Referiste-te a Abraão e às Religiões semitas. Mas os Hindus e Budistas - segundo creio - têm uma visão mais panteísta do Universo. A que se deverá tal diferença?
Eu bem que me quero manter afastado... mas assim, não consigo.
Os Hindus, por incrŕvel que pareça aos leigos ocidentais, é uma religião monoteísta e não politeísta embora tenham um panteão bastantante vasto e alargado, fruto dos seus milhares de anos de existência. Quanto ao Budismo, nem sequer dá para ser comparado com o Hinduísmo, pois embora o panteão budista seja vasto, o que lhes dá origem não é o mesmo, para além de terem três Manifestantes pelo meio.
Segundo os ensinamentos baha'is, os conhecimentos religiosos das sociedades dependem daquilo que lhes foi revelado por um Mensageiro, e por vários constrangimentos relacionados com a sua evolução histórica e cultural.

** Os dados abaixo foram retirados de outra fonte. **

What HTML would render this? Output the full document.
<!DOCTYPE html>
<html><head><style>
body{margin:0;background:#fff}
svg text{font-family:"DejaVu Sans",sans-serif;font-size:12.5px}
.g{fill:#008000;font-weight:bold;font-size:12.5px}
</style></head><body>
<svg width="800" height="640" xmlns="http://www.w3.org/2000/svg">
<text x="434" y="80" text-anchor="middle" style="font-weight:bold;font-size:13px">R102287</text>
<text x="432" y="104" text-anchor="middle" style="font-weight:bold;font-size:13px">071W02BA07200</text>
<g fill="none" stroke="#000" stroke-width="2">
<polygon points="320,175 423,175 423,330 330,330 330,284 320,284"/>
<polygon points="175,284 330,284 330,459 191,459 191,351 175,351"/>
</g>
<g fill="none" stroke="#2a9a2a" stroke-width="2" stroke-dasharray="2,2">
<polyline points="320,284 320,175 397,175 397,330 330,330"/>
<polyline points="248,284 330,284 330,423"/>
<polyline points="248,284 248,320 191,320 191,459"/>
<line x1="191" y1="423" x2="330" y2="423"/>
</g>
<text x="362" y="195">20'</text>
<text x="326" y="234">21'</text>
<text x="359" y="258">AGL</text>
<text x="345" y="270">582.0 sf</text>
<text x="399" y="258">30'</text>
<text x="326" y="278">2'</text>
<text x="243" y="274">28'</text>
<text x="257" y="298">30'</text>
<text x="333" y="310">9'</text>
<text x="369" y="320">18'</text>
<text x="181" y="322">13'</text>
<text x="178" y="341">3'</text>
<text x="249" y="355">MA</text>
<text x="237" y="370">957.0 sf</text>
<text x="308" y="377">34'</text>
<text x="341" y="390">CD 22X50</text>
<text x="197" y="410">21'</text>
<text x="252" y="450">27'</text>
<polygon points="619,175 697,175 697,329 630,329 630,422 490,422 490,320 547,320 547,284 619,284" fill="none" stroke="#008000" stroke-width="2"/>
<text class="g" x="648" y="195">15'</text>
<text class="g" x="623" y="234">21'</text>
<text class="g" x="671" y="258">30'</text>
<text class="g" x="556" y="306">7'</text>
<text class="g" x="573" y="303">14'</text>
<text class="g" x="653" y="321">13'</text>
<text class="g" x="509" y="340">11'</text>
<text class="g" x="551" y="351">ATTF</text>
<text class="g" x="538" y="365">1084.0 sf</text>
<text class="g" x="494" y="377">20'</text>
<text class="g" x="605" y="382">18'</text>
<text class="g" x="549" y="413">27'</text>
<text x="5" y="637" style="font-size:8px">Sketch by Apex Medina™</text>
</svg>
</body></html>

No que toca ao "conceito de Deus", a diferença entre as religiões abraâmicas e as religiões "orientais" não é assim tão linear. Apesar das religiões "orientais" possuem um conceito de Deus imanente (creio que é designado por "Realidade Última"), existem vários sábios hindus e budistas que defendem o conceito de Deus transcendente. E nas religiões abraâmicas apesar da maioria das correntes defender o conceito de Deus transcendente, podemos encontrar sábios e místicos cujas ideias parecem descrever um Deus imanente (estou a lembrar-me de S. João da Cruz e de Ibn Arabi).
A minha opinião pessoal (a que já chamaram de "relativismo baha'i") é que o Criador é transcendente e Se reflecte na Sua criação (mas é distinto desta). De alguma forma, parece-me que é um ponto de equilíbrio entre as duas perspectivas sobre a Divindade.
Olá Marco!!
O seu texto é excelente e foi muito bem elaborado.
Eu creio que o texto deveria ser alvo de uma reflexão profunda pelas mais diversas religiões.
Um grande abraço;
Jansen Coutinho-Belo Horizonte-MG-Brasil.